Ninety years ago today, a 50-foot tall vat of molasses collapsed suddenly in the North End of Boston, sending a 15-foot tidal wave of syrup into the streets. The accident, which took place along the Charles River waterfront just north of Commercial Street, sent more than two million gallons rushing forth at 35 miles per hour, carrying a force of 2 tons per square foot as it washed across the North End Paving Yard. The Boston Post, mixing several culinary metaphors, described the horrific scene the next day.

Like eggshells it crushed the buildings of the North End yard of the city’s paving division… To the north it swirled and wiped out practically all of Boston’s only electric freight terminal. Big steel trolley freight cars were crushed as if eggshells, and their piled-up cargo of boxes and merchandise minced like so much sandwich meat . . . .

The sight that greeted the first of the rescuers on the scene is almost indescribable in words. Molasses, waist deep, covered the street and bubbled about in the wreckage. Here and there struggled a form — whether it was an animal or a human being it was impossible to tell. Only an upheaval, a thrashing about in the sticky mess, showed where any life was. Horses died like so many flies on sticky fly paper.
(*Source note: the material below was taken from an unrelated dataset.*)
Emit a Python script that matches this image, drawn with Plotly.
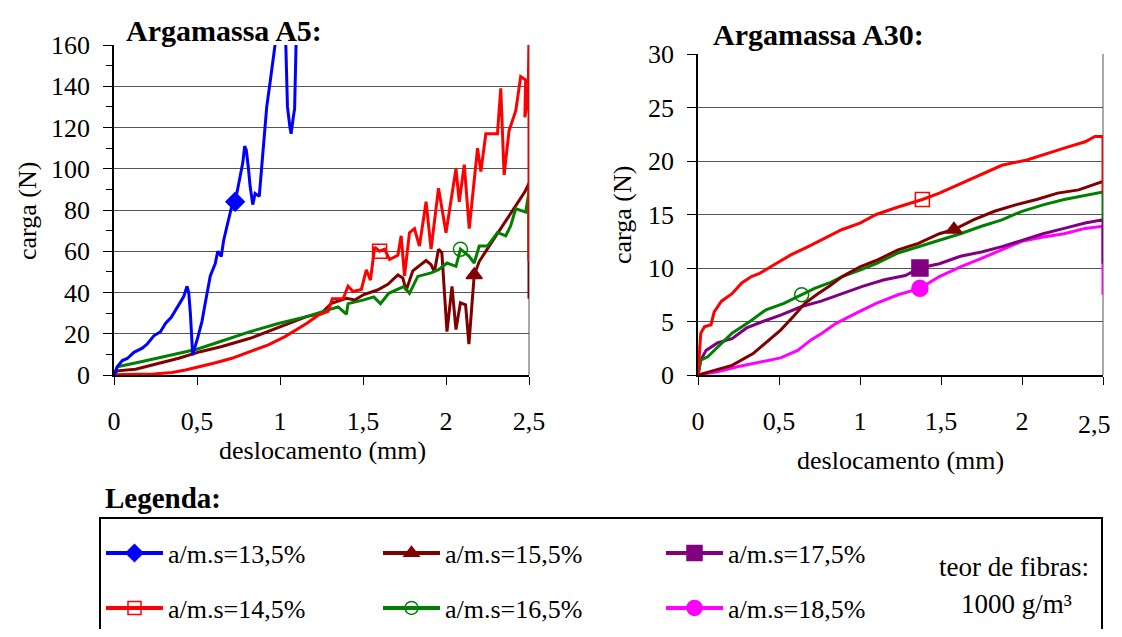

In the wave of molasses and the vacuum created in its wake, a section of Boston’s elevated train track was destroyed and a train car thrown into the air; several buildings were wrecked, including Firehouse 31, whose collapse trapped a firefighter named George Layhe was trapped underneath the building. Though he managed to keep his head above the molasses for several hours, Layhe eventually lost consciousness and drowned. In the end 21 people lost their lives, crushed or asphyxiated by the most common form of sweetener in the United States at the time. Most were ordinary laborers. Several of the bodies were too battered and glazed to be properly identified. Nearly 200 other Bostonians were injured in the catastrophe. Of the 20 horses that perished in the molasses wave, several had to be shot because they could not be extracted from the goo.

United States Industrial Alcohol, the company that owned the faulty vat, tried to blame the accident on anarchist saboteurs, an accusation that would have been plausible if the tank had not been famously defective to those who lived and worked in its vicinity. Though it was less than four years old when it gave way, the vat had been hastily assembled in 1915 to facilitate the production of industrial alcohol. With the United States escalating it munitions shipments to Britain, Canada and France, USIA and its Boston subsidiary, the Purity Distilling Company, stood to gather enormous profits so long as the war endured; facing competition from major weapons manufacturers like du Pont, Aetna and Hercules, however, USIA needed a tank of its own in Boston, and the ill-fated Commercial Street project was the result.

By 1918, the structure creaked and groaned like a foghorn whenever it was filled, and its leaks were well known to local residents, many of whom sent their children over to scoop up the pools of molasses that drizzled from at least a dozen places along the seams at the base of the structure. Isaac Gonzales, an employee of USIA, had been haunted by nightmares about the tank’s collapse for well over a year. When Gonzales urged his supervisors to do something about the problem, they shrugged off his warnings and insinuated that further complaints might cost him his job.

Litigation over the next several years gave the owners of the molasses facility a wider platform from with to insist that anarchists — Italian immigrants specifically — had instigated the disaster. Though nativist hysteria during those years sowed more than its share of misfortune, liability for the Great Molasses Flood was unmistakable. By 195, USIA had settled lawsuits amounting to more than $600,000.